What the task asks - Extract the lines of the material below, beginning with the first and ending with the line that holds "(0,0) rectangle (755,521);". Skip every picture.

Recorded data -
>> START

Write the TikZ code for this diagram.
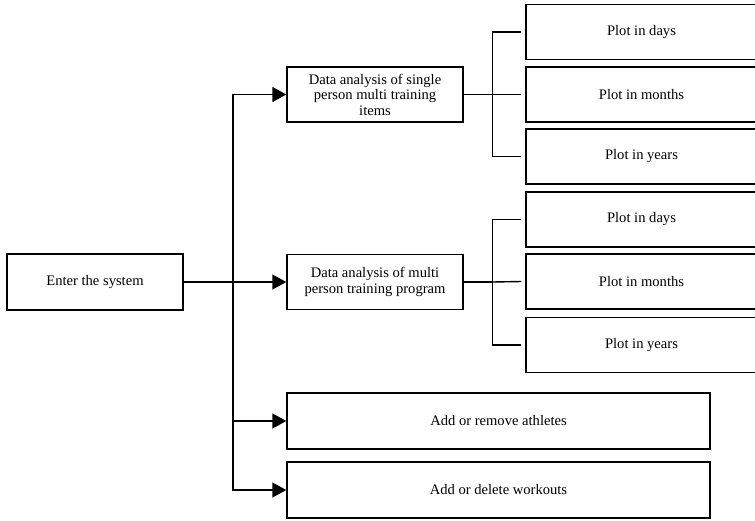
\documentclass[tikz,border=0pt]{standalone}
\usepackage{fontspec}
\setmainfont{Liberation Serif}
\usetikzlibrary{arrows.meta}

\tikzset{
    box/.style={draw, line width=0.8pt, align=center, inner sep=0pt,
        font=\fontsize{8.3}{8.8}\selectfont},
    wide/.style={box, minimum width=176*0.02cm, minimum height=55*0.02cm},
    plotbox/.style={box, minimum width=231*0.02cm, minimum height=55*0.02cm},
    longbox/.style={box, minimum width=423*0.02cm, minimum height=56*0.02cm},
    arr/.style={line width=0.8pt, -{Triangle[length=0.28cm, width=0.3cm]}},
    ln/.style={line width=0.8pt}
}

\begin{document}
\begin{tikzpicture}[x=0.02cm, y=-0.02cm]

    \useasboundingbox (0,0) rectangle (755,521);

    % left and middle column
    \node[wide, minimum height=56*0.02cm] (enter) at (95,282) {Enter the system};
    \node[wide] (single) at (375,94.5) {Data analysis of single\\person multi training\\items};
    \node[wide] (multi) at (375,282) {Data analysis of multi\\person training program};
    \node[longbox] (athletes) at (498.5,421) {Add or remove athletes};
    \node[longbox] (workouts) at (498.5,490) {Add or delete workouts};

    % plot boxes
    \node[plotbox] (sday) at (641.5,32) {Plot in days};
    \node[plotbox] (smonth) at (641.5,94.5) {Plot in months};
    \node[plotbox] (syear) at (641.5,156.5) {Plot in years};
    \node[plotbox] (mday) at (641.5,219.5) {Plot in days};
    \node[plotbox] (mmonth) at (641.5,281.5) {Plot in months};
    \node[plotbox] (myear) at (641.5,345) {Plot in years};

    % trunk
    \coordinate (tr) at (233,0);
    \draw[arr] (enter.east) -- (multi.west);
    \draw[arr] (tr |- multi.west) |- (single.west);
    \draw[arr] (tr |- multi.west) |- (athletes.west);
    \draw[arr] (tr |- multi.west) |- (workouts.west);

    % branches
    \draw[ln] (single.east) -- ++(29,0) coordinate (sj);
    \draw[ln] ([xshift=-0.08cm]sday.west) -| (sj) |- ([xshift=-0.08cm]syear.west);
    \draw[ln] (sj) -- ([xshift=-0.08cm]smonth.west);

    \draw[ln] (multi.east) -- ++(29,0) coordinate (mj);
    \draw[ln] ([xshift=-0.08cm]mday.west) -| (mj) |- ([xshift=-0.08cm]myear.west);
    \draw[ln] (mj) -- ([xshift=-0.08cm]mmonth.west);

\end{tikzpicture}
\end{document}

>> END

Solution to this exercise -
Write the TikZ code for this diagram.
\documentclass[tikz,border=0pt]{standalone}
\usepackage{fontspec}
\setmainfont{Liberation Serif}
\usetikzlibrary{arrows.meta}

\tikzset{
    box/.style={draw, line width=0.8pt, align=center, inner sep=0pt,
        font=\fontsize{8.3}{8.8}\selectfont},
    wide/.style={box, minimum width=176*0.02cm, minimum height=55*0.02cm},
    plotbox/.style={box, minimum width=231*0.02cm, minimum height=55*0.02cm},
    longbox/.style={box, minimum width=423*0.02cm, minimum height=56*0.02cm},
    arr/.style={line width=0.8pt, -{Triangle[length=0.28cm, width=0.3cm]}},
    ln/.style={line width=0.8pt}
}

\begin{document}
\begin{tikzpicture}[x=0.02cm, y=-0.02cm]

    \useasboundingbox (0,0) rectangle (755,521);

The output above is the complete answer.